▸ **Written problem**
Skipping all pictures, set down the lines of the listing from the first through the one with "1252, 1252, 1];".

--------------------------------

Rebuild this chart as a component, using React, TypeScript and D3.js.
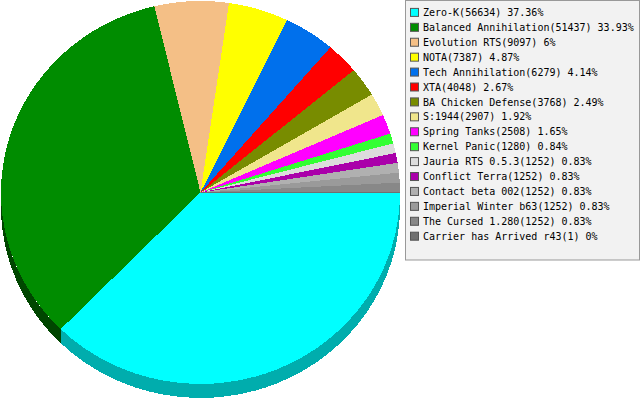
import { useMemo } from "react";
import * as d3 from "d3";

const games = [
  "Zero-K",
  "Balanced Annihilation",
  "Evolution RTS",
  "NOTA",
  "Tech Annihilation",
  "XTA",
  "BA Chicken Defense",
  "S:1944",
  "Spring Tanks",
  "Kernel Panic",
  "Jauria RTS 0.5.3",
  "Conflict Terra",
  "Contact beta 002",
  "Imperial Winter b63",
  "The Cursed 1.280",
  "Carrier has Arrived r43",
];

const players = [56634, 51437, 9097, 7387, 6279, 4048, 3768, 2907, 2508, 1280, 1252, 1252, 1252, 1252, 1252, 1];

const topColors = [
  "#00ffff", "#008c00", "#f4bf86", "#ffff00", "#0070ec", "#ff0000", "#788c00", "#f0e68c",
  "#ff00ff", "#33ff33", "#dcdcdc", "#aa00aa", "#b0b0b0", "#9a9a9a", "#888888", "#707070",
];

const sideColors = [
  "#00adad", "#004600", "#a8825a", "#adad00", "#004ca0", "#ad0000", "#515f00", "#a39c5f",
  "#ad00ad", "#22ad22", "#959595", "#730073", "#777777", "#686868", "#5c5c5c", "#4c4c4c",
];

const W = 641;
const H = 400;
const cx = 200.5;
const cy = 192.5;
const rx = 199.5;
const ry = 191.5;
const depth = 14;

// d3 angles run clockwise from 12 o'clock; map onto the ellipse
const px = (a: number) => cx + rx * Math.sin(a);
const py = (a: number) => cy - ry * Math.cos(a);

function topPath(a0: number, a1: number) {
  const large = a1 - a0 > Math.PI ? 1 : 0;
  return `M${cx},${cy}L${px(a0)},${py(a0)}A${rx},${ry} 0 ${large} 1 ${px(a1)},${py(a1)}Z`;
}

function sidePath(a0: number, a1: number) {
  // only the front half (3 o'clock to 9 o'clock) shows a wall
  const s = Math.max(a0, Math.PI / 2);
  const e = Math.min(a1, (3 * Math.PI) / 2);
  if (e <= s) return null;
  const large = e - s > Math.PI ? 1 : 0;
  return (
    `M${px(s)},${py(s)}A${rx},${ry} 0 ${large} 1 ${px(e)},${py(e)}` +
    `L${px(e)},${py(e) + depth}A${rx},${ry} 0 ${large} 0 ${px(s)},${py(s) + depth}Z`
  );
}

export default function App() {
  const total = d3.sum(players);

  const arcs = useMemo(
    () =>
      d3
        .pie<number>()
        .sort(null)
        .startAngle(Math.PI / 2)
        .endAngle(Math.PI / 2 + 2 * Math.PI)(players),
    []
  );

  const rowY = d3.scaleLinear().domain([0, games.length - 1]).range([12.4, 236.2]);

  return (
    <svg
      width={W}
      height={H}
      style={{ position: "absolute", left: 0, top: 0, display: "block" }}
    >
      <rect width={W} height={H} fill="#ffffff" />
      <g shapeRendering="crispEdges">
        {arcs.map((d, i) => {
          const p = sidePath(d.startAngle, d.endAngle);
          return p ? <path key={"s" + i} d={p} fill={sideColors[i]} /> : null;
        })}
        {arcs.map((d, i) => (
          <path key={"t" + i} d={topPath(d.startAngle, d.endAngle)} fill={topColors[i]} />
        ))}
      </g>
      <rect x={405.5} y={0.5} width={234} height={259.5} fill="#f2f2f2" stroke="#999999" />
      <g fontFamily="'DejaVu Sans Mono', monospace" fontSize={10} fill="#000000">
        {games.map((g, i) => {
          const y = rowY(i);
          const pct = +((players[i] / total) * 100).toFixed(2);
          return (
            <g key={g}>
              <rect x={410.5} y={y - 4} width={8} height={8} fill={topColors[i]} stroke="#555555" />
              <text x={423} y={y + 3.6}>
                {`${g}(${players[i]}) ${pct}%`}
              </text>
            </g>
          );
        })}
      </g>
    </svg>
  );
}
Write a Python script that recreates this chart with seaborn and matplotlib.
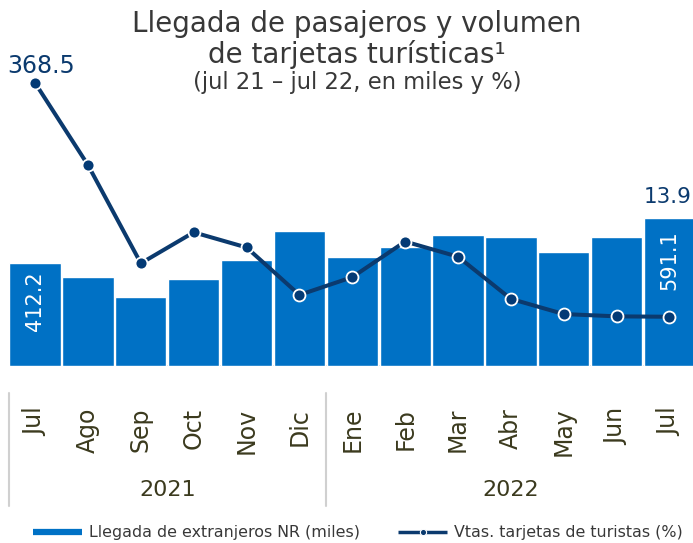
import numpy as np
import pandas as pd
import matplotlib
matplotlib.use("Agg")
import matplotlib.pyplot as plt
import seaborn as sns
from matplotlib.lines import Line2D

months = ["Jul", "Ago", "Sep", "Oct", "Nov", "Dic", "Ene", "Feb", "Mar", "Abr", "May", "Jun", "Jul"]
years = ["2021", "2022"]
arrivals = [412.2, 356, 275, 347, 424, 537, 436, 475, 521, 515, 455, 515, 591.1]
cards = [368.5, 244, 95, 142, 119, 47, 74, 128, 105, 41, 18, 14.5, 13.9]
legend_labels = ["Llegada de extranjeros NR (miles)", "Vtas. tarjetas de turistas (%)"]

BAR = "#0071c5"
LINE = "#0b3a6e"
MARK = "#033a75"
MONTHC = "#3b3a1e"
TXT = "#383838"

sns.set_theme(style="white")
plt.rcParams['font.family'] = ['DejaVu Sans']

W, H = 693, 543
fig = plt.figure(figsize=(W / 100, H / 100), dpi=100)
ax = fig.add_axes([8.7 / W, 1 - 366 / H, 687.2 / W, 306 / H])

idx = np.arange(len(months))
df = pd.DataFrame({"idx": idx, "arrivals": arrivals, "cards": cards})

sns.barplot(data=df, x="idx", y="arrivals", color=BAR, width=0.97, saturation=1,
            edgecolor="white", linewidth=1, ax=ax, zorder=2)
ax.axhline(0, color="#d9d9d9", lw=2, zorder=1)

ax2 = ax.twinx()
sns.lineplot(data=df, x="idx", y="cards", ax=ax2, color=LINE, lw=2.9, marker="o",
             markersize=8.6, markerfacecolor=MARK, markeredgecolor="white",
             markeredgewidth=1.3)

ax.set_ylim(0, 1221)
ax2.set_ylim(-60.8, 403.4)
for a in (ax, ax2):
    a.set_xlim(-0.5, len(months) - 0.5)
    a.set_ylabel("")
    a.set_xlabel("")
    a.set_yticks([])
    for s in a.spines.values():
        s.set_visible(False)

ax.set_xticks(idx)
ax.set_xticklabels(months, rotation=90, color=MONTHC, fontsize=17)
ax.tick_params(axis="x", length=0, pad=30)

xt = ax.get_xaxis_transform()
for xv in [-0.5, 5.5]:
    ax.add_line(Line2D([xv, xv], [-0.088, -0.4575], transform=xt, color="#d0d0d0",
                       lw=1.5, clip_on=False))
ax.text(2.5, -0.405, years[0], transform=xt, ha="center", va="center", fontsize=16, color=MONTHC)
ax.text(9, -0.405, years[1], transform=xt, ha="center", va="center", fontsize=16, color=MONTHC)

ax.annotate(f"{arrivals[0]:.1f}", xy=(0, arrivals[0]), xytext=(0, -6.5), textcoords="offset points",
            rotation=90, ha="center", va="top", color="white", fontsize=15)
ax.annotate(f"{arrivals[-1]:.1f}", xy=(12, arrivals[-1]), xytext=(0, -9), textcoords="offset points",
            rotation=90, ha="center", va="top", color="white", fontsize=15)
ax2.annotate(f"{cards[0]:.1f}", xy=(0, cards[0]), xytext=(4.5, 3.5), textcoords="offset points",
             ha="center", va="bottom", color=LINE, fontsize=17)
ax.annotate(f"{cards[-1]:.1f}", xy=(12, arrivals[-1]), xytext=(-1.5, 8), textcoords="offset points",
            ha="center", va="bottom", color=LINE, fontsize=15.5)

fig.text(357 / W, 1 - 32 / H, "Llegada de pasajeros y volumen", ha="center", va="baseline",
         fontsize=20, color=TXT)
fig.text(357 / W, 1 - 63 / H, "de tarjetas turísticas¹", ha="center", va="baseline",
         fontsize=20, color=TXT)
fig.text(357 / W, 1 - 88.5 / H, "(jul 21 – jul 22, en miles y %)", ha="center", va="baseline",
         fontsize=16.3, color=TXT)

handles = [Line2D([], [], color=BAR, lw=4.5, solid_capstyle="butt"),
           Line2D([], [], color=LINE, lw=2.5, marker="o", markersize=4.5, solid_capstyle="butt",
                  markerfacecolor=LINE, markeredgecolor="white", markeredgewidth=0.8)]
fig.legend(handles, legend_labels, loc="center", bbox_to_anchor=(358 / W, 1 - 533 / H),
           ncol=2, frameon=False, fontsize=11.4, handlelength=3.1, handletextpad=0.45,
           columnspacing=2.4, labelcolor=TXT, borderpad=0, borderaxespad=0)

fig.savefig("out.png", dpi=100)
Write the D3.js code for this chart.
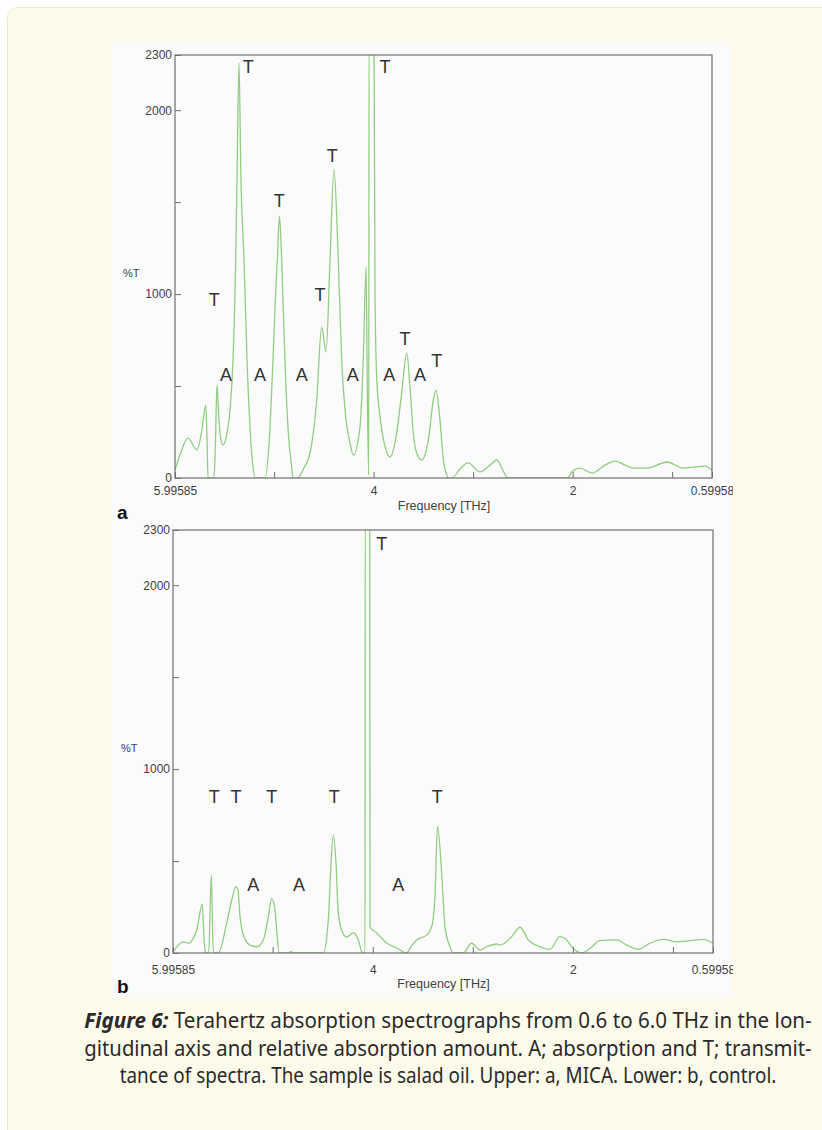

--------------------------------

▸ **Result of this exercise**
Rebuild this chart as a component, using React, TypeScript and D3.js.
import { useMemo } from "react";
import * as d3 from "d3";

const games = [
  "Zero-K",
  "Balanced Annihilation",
  "Evolution RTS",
  "NOTA",
  "Tech Annihilation",
  "XTA",
  "BA Chicken Defense",
  "S:1944",
  "Spring Tanks",
  "Kernel Panic",
  "Jauria RTS 0.5.3",
  "Conflict Terra",
  "Contact beta 002",
  "Imperial Winter b63",
  "The Cursed 1.280",
  "Carrier has Arrived r43",
];

const players = [56634, 51437, 9097, 7387, 6279, 4048, 3768, 2907, 2508, 1280, 1252, 1252, 1252, 1252, 1252, 1];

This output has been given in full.